◆ WORK INSTRUCTIONS
Can you copy out the data exactly? Leave the images out.
++++ GIVEN DATA
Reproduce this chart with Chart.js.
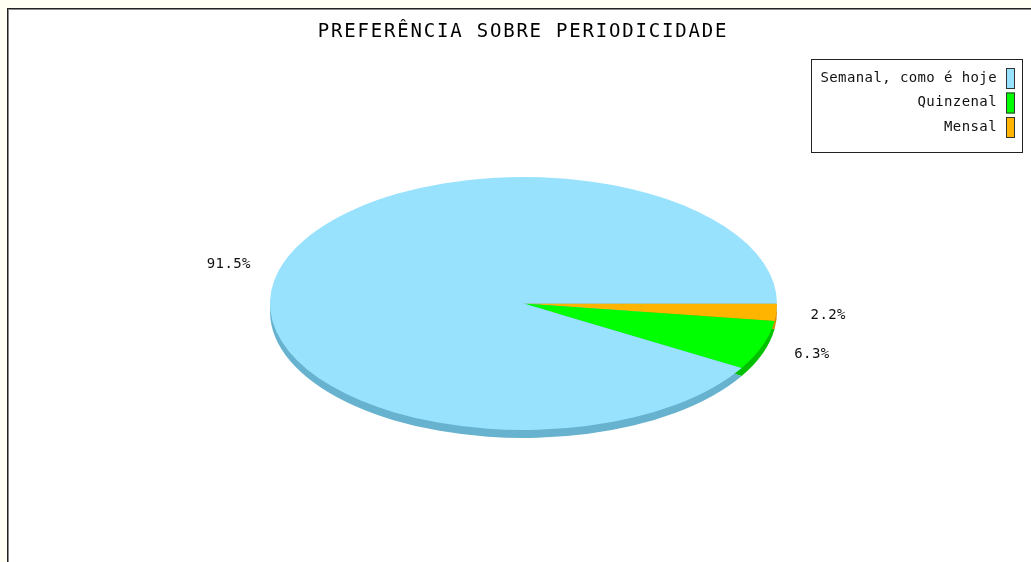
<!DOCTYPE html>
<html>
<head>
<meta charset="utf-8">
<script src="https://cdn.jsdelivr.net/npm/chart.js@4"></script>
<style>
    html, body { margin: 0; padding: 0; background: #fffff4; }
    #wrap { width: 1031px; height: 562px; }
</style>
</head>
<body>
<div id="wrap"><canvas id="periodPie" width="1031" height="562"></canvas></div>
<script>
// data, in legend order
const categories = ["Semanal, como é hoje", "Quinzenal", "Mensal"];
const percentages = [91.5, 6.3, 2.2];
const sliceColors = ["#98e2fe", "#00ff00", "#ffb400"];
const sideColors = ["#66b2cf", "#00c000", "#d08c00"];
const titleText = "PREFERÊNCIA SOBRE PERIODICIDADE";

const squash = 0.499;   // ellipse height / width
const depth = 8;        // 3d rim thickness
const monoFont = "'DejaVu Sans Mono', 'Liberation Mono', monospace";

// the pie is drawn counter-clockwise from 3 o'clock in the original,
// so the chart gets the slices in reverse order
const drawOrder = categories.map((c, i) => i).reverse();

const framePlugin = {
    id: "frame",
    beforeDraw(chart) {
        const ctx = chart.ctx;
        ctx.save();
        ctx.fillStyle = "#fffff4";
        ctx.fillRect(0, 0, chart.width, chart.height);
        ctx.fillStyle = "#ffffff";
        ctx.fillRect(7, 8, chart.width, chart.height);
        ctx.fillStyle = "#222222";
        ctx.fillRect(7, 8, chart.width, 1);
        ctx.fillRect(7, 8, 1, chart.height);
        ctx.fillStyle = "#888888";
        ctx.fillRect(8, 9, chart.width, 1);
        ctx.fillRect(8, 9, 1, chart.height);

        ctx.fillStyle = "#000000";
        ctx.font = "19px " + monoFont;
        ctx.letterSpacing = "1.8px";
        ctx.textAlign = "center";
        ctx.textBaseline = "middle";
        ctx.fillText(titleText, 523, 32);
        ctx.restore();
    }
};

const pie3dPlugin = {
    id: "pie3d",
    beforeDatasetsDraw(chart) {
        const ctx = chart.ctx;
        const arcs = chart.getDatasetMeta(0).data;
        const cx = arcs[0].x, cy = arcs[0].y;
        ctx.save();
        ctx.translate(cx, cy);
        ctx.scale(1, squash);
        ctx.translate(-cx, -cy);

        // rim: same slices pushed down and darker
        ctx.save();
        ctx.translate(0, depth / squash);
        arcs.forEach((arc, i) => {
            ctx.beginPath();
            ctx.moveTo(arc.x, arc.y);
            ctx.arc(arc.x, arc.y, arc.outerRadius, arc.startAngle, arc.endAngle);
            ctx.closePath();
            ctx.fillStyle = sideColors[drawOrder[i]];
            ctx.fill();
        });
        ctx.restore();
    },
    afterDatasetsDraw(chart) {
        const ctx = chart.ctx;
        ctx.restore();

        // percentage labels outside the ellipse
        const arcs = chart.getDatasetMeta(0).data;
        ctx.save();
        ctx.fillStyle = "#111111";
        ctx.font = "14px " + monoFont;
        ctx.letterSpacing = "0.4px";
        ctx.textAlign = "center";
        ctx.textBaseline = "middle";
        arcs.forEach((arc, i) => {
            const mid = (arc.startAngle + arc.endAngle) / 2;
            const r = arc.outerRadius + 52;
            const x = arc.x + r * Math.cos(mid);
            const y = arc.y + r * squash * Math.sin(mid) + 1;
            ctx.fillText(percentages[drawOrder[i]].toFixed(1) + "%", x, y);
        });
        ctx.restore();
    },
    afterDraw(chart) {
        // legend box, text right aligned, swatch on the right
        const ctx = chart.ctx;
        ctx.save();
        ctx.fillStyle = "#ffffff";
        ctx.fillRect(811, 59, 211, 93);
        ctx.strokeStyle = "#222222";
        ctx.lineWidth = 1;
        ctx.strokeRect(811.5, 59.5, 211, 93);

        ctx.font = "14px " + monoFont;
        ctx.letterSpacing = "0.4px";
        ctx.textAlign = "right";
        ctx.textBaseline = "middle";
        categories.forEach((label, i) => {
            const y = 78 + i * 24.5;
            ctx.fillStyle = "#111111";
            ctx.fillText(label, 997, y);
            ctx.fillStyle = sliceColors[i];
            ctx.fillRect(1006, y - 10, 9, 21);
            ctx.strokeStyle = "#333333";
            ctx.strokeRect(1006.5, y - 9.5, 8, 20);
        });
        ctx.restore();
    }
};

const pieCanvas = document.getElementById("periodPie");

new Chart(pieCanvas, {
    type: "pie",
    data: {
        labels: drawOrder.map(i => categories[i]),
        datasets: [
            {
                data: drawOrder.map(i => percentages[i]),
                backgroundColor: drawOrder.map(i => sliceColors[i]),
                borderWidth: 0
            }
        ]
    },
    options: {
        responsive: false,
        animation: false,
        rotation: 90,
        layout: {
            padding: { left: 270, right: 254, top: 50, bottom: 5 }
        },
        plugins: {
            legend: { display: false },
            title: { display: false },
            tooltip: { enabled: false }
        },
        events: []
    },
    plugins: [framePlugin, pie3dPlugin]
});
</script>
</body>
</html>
++++++++
◆ ANSWER FOR THIS EXERCISE
Reproduce this chart with Chart.js.
<!DOCTYPE html>
<html>
<head>
<meta charset="utf-8">
<script src="https://cdn.jsdelivr.net/npm/chart.js@4"></script>
<style>
    html, body { margin: 0; padding: 0; background: #fffff4; }
    #wrap { width: 1031px; height: 562px; }
</style>
</head>
<body>
<div id="wrap"><canvas id="periodPie" width="1031" height="562"></canvas></div>
<script>
// data, in legend order
const categories = ["Semanal, como é hoje", "Quinzenal", "Mensal"];
const percentages = [91.5, 6.3, 2.2];
const sliceColors = ["#98e2fe", "#00ff00", "#ffb400"];
const sideColors = ["#66b2cf", "#00c000", "#d08c00"];
const titleText = "PREFERÊNCIA SOBRE PERIODICIDADE";

const squash = 0.499;   // ellipse height / width
const depth = 8;        // 3d rim thickness
const monoFont = "'DejaVu Sans Mono', 'Liberation Mono', monospace";

// the pie is drawn counter-clockwise from 3 o'clock in the original,
// so the chart gets the slices in reverse order
const drawOrder = categories.map((c, i) => i).reverse();

const framePlugin = {
    id: "frame",
    beforeDraw(chart) {
        const ctx = chart.ctx;
        ctx.save();
        ctx.fillStyle = "#fffff4";
        ctx.fillRect(0, 0, chart.width, chart.height);
        ctx.fillStyle = "#ffffff";
        ctx.fillRect(7, 8, chart.width, chart.height);
        ctx.fillStyle = "#222222";
        ctx.fillRect(7, 8, chart.width, 1);
        ctx.fillRect(7, 8, 1, chart.height);
        ctx.fillStyle = "#888888";
        ctx.fillRect(8, 9, chart.width, 1);
        ctx.fillRect(8, 9, 1, chart.height);

        ctx.fillStyle = "#000000";
        ctx.font = "19px " + monoFont;
        ctx.letterSpacing = "1.8px";
        ctx.textAlign = "center";
        ctx.textBaseline = "middle";
        ctx.fillText(titleText, 523, 32);
        ctx.restore();
    }
};

const pie3dPlugin = {
    id: "pie3d",
    beforeDatasetsDraw(chart) {
        const ctx = chart.ctx;
        const arcs = chart.getDatasetMeta(0).data;
        const cx = arcs[0].x, cy = arcs[0].y;
        ctx.save();
        ctx.translate(cx, cy);
        ctx.scale(1, squash);
        ctx.translate(-cx, -cy);

        // rim: same slices pushed down and darker
        ctx.save();
        ctx.translate(0, depth / squash);
        arcs.forEach((arc, i) => {
            ctx.beginPath();
            ctx.moveTo(arc.x, arc.y);
            ctx.arc(arc.x, arc.y, arc.outerRadius, arc.startAngle, arc.endAngle);
            ctx.closePath();
            ctx.fillStyle = sideColors[drawOrder[i]];
            ctx.fill();
        });
        ctx.restore();
    },
    afterDatasetsDraw(chart) {
        const ctx = chart.ctx;
        ctx.restore();

        // percentage labels outside the ellipse
        const arcs = chart.getDatasetMeta(0).data;
        ctx.save();
        ctx.fillStyle = "#111111";
        ctx.font = "14px " + monoFont;
        ctx.letterSpacing = "0.4px";
        ctx.textAlign = "center";
        ctx.textBaseline = "middle";
        arcs.forEach((arc, i) => {
            const mid = (arc.startAngle + arc.endAngle) / 2;
            const r = arc.outerRadius + 52;
            const x = arc.x + r * Math.cos(mid);
            const y = arc.y + r * squash * Math.sin(mid) + 1;
            ctx.fillText(percentages[drawOrder[i]].toFixed(1) + "%", x, y);
        });
        ctx.restore();
    },
    afterDraw(chart) {
        // legend box, text right aligned, swatch on the right
        const ctx = chart.ctx;
        ctx.save();
        ctx.fillStyle = "#ffffff";
        ctx.fillRect(811, 59, 211, 93);
        ctx.strokeStyle = "#222222";
        ctx.lineWidth = 1;
        ctx.strokeRect(811.5, 59.5, 211, 93);

        ctx.font = "14px " + monoFont;
        ctx.letterSpacing = "0.4px";
        ctx.textAlign = "right";
        ctx.textBaseline = "middle";
        categories.forEach((label, i) => {
            const y = 78 + i * 24.5;
            ctx.fillStyle = "#111111";
            ctx.fillText(label, 997, y);
            ctx.fillStyle = sliceColors[i];
            ctx.fillRect(1006, y - 10, 9, 21);
            ctx.strokeStyle = "#333333";
            ctx.strokeRect(1006.5, y - 9.5, 8, 20);
        });
        ctx.restore();
    }
};

const pieCanvas = document.getElementById("periodPie");

new Chart(pieCanvas, {
    type: "pie",
    data: {
        labels: drawOrder.map(i => categories[i]),
        datasets: [
            {
                data: drawOrder.map(i => percentages[i]),
                backgroundColor: drawOrder.map(i => sliceColors[i]),
                borderWidth: 0
            }
        ]
    },
    options: {
        responsive: false,
        animation: false,
        rotation: 90,
        layout: {
            padding: { left: 270, right: 254, top: 50, bottom: 5 }
        },
        plugins: {
            legend: { display: false },
            title: { display: false },
            tooltip: { enabled: false }
        },
        events: []
    },
    plugins: [framePlugin, pie3dPlugin]
});
</script>
</body>
</html>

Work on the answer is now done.